Work to complete.
Extract the whole listing as it stands. Do not include the pictures.
↓↓↓
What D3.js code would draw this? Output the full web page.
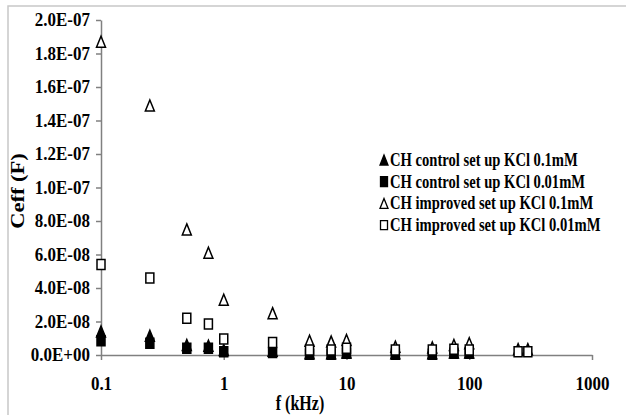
<!DOCTYPE html>
<meta charset="utf-8" />
<html>
  <head>
    <script src="https://d3js.org/d3.v7.min.js"></script>
    <style>
      body {
        margin: 0;
        background-color: white;
      }
      text {
        font-family: "Liberation Serif", "Times New Roman", serif;
        font-weight: bold;
        fill: black;
      }
    </style>
  </head>
  <body>
    <div id="chart"></div>
  </body>

  <script>
    // frequencies in kHz
    const freq = [0.1, 0.25, 0.5, 0.75, 1, 2.5, 5, 7.5, 10, 25, 50, 75, 100, 250, 300];

    // Ceff values, in units of 1e-8 F (null = no point)
    const ctrl01  = [1.4, 1.15, 0.6, 0.55, 0.3, 0.25, 0.1, 0.1, 0.15, 0.1, 0.1, 0.15, 0.15, null, null];
    const ctrl001 = [0.85, 0.7, 0.4, 0.4, 0.2, 0.15, 0.05, 0.05, 0.1, 0.05, 0.05, 0.1, 0.1, null, null];
    const imp01   = [18.7, 14.9, 7.5, 6.1, 3.3, 2.5, 0.85, 0.8, 0.9, 0.5, 0.45, 0.6, 0.7, 0.35, 0.35];
    const imp001  = [5.4, 4.6, 2.2, 1.85, 0.95, 0.75, 0.3, 0.3, 0.4, 0.3, 0.3, 0.35, 0.3, 0.2, 0.2];

    const seriesNames = [
      "CH control set up KCl 0.1mM",
      "CH control set up KCl 0.01mM",
      "CH improved set up KCl 0.1mM",
      "CH improved set up KCl 0.01mM"
    ];
    const yTicks = [0, 2, 4, 6, 8, 10, 12, 14, 16, 18, 20];
    const xTicks = [0.1, 1, 10, 100, 1000];

    const width = 626, height = 415;
    const margin = ({top: 20, right: 34, bottom: 60, left: 101});
    // the source picture is a bit stretched vertically, text included
    const stretch = 1.25;

    const svg = d3.select('#chart').append("svg")
      .attr("width", width)
      .attr("height", height);

    // outer frame
    svg.append("path")
      .attr("d", `M8,${height}V6H${width}`)
      .attr("fill", "none")
      .attr("stroke", "#c8c8c8")
      .attr("stroke-width", 1.5);

    const x = d3.scaleLog()
      .domain([0.1, 1000])
      .range([margin.left, width - margin.right]);

    const y = d3.scaleLinear()
      .domain([0, 20])
      .range([height - margin.bottom, margin.top]);

    const fmtY = v => v === 0 ? "0.0E+00" : (v >= 10 ? `${(v / 10).toFixed(1)}E-07` : `${v.toFixed(1)}E-08`);

    // y axis
    const yAxis = svg.append("g")
      .attr("transform", `translate(${margin.left},0)`)
      .call(d3.axisLeft(y).tickValues(yTicks).tickSize(5).tickSizeOuter(0).tickPadding(6).tickFormat(fmtY));

    // x axis
    const xAxis = svg.append("g")
      .attr("transform", `translate(0,${y(0)})`)
      .call(d3.axisBottom(x).tickValues(xTicks).tickSize(5).tickSizeOuter(0).tickPadding(16).tickFormat(d => d3.format("~g")(d)));

    [xAxis, yAxis].forEach(g => {
      g.select(".domain").attr("stroke", "#808080").attr("stroke-width", 1.5);
      g.selectAll(".tick line").attr("stroke", "#808080").attr("stroke-width", 1.5);
      g.selectAll(".tick text")
        .style("font-family", '"Liberation Serif", serif')
        .style("font-weight", "bold")
        .style("font-size", "17px")
        .attr("fill", "black");
    });
    const tickStretch = 1.15;
    yAxis.selectAll(".tick text")
      .attr("transform", `scale(1,${tickStretch})`)
      .attr("dy", "0.3em");
    xAxis.selectAll(".tick text")
      .attr("transform", `scale(1,${tickStretch})`)
      .attr("y", 21 / tickStretch);

    // axis titles
    svg.append("text")
      .attr("transform", `translate(300,410) scale(1,${stretch})`)
      .attr("text-anchor", "middle")
      .style("font-size", "16px")
      .text("f (kHz)");

    svg.append("text")
      .attr("transform", `translate(24,191) scale(1,${stretch}) rotate(-90)`)
      .attr("text-anchor", "middle")
      .style("font-size", "18px")
      .text("Ceff (F)");

    // marker shapes
    const triPath = (w, h) => `M0,${-h / 2}L${w / 2},${h / 2}L${-w / 2},${h / 2}Z`;
    const sqPath = (w, h) => `M${-w / 2},${-h / 2}H${w / 2}V${h / 2}H${-w / 2}Z`;

    const series = [
      {values: ctrl01, shape: triPath(9, 11), fill: "black"},
      {values: ctrl001, shape: sqPath(8, 10), fill: "black"},
      {values: imp01, shape: triPath(9, 11), fill: "white"},
      {values: imp001, shape: sqPath(8, 10), fill: "white"}
    ];

    series.forEach(s => {
      const pts = freq.map((f, i) => ({f: f, v: s.values[i]})).filter(d => d.v !== null);
      svg.append("g")
        .selectAll("path")
        .data(pts)
        .join("path")
          .attr("transform", d => `translate(${x(d.f)},${y(d.v)})`)
          .attr("d", s.shape)
          .attr("fill", s.fill)
          .attr("stroke", "black")
          .attr("stroke-width", 1.5);
    });

    // legend
    const legend = svg.append("g")
      .attr("transform", "translate(384,160)");

    const legendShapes = [triPath(8, 10), sqPath(7, 10), triPath(8, 10), sqPath(7, 9)];
    seriesNames.forEach((name, i) => {
      const row = legend.append("g").attr("transform", `translate(0,${i * 21.7})`);
      row.append("path")
        .attr("d", legendShapes[i])
        .attr("fill", i < 2 ? "black" : "white")
        .attr("stroke", "black")
        .attr("stroke-width", 1.3);
      row.append("text")
        .attr("transform", `translate(6,6) scale(1,${stretch})`)
        .style("font-size", "14.6px")
        .text(name);
    });
  </script>
</html>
↑↑↑
Task answer.
What D3.js code would draw this? Output the full web page.
<!DOCTYPE html>
<meta charset="utf-8" />
<html>
  <head>
    <script src="https://d3js.org/d3.v7.min.js"></script>
    <style>
      body {
        margin: 0;
        background-color: white;
      }
      text {
        font-family: "Liberation Serif", "Times New Roman", serif;
        font-weight: bold;
        fill: black;
      }
    </style>
  </head>
  <body>
    <div id="chart"></div>
  </body>

  <script>
    // frequencies in kHz
    const freq = [0.1, 0.25, 0.5, 0.75, 1, 2.5, 5, 7.5, 10, 25, 50, 75, 100, 250, 300];

    // Ceff values, in units of 1e-8 F (null = no point)
    const ctrl01  = [1.4, 1.15, 0.6, 0.55, 0.3, 0.25, 0.1, 0.1, 0.15, 0.1, 0.1, 0.15, 0.15, null, null];
    const ctrl001 = [0.85, 0.7, 0.4, 0.4, 0.2, 0.15, 0.05, 0.05, 0.1, 0.05, 0.05, 0.1, 0.1, null, null];
    const imp01   = [18.7, 14.9, 7.5, 6.1, 3.3, 2.5, 0.85, 0.8, 0.9, 0.5, 0.45, 0.6, 0.7, 0.35, 0.35];
    const imp001  = [5.4, 4.6, 2.2, 1.85, 0.95, 0.75, 0.3, 0.3, 0.4, 0.3, 0.3, 0.35, 0.3, 0.2, 0.2];

    const seriesNames = [
      "CH control set up KCl 0.1mM",
      "CH control set up KCl 0.01mM",
      "CH improved set up KCl 0.1mM",
      "CH improved set up KCl 0.01mM"
    ];
    const yTicks = [0, 2, 4, 6, 8, 10, 12, 14, 16, 18, 20];
    const xTicks = [0.1, 1, 10, 100, 1000];

    const width = 626, height = 415;
    const margin = ({top: 20, right: 34, bottom: 60, left: 101});
    // the source picture is a bit stretched vertically, text included
    const stretch = 1.25;

    const svg = d3.select('#chart').append("svg")
      .attr("width", width)
      .attr("height", height);

    // outer frame
    svg.append("path")
      .attr("d", `M8,${height}V6H${width}`)
      .attr("fill", "none")
      .attr("stroke", "#c8c8c8")
      .attr("stroke-width", 1.5);

    const x = d3.scaleLog()
      .domain([0.1, 1000])
      .range([margin.left, width - margin.right]);

    const y = d3.scaleLinear()
      .domain([0, 20])
      .range([height - margin.bottom, margin.top]);

    const fmtY = v => v === 0 ? "0.0E+00" : (v >= 10 ? `${(v / 10).toFixed(1)}E-07` : `${v.toFixed(1)}E-08`);

    // y axis
    const yAxis = svg.append("g")
      .attr("transform", `translate(${margin.left},0)`)
      .call(d3.axisLeft(y).tickValues(yTicks).tickSize(5).tickSizeOuter(0).tickPadding(6).tickFormat(fmtY));

    // x axis
    const xAxis = svg.append("g")
      .attr("transform", `translate(0,${y(0)})`)
      .call(d3.axisBottom(x).tickValues(xTicks).tickSize(5).tickSizeOuter(0).tickPadding(16).tickFormat(d => d3.format("~g")(d)));

    [xAxis, yAxis].forEach(g => {
      g.select(".domain").attr("stroke", "#808080").attr("stroke-width", 1.5);
      g.selectAll(".tick line").attr("stroke", "#808080").attr("stroke-width", 1.5);
      g.selectAll(".tick text")
        .style("font-family", '"Liberation Serif", serif')
        .style("font-weight", "bold")
        .style("font-size", "17px")
        .attr("fill", "black");
    });
    const tickStretch = 1.15;
    yAxis.selectAll(".tick text")
      .attr("transform", `scale(1,${tickStretch})`)
      .attr("dy", "0.3em");
    xAxis.selectAll(".tick text")
      .attr("transform", `scale(1,${tickStretch})`)
      .attr("y", 21 / tickStretch);

    // axis titles
    svg.append("text")
      .attr("transform", `translate(300,410) scale(1,${stretch})`)
      .attr("text-anchor", "middle")
      .style("font-size", "16px")
      .text("f (kHz)");

    svg.append("text")
      .attr("transform", `translate(24,191) scale(1,${stretch}) rotate(-90)`)
      .attr("text-anchor", "middle")
      .style("font-size", "18px")
      .text("Ceff (F)");

    // marker shapes
    const triPath = (w, h) => `M0,${-h / 2}L${w / 2},${h / 2}L${-w / 2},${h / 2}Z`;
    const sqPath = (w, h) => `M${-w / 2},${-h / 2}H${w / 2}V${h / 2}H${-w / 2}Z`;

    const series = [
      {values: ctrl01, shape: triPath(9, 11), fill: "black"},
      {values: ctrl001, shape: sqPath(8, 10), fill: "black"},
      {values: imp01, shape: triPath(9, 11), fill: "white"},
      {values: imp001, shape: sqPath(8, 10), fill: "white"}
    ];

    series.forEach(s => {
      const pts = freq.map((f, i) => ({f: f, v: s.values[i]})).filter(d => d.v !== null);
      svg.append("g")
        .selectAll("path")
        .data(pts)
        .join("path")
          .attr("transform", d => `translate(${x(d.f)},${y(d.v)})`)
          .attr("d", s.shape)
          .attr("fill", s.fill)
          .attr("stroke", "black")
          .attr("stroke-width", 1.5);
    });

    // legend
    const legend = svg.append("g")
      .attr("transform", "translate(384,160)");

    const legendShapes = [triPath(8, 10), sqPath(7, 10), triPath(8, 10), sqPath(7, 9)];
    seriesNames.forEach((name, i) => {
      const row = legend.append("g").attr("transform", `translate(0,${i * 21.7})`);
      row.append("path")
        .attr("d", legendShapes[i])
        .attr("fill", i < 2 ? "black" : "white")
        .attr("stroke", "black")
        .attr("stroke-width", 1.3);
      row.append("text")
        .attr("transform", `translate(6,6) scale(1,${stretch})`)
        .style("font-size", "14.6px")
        .text(name);
    });
  </script>
</html>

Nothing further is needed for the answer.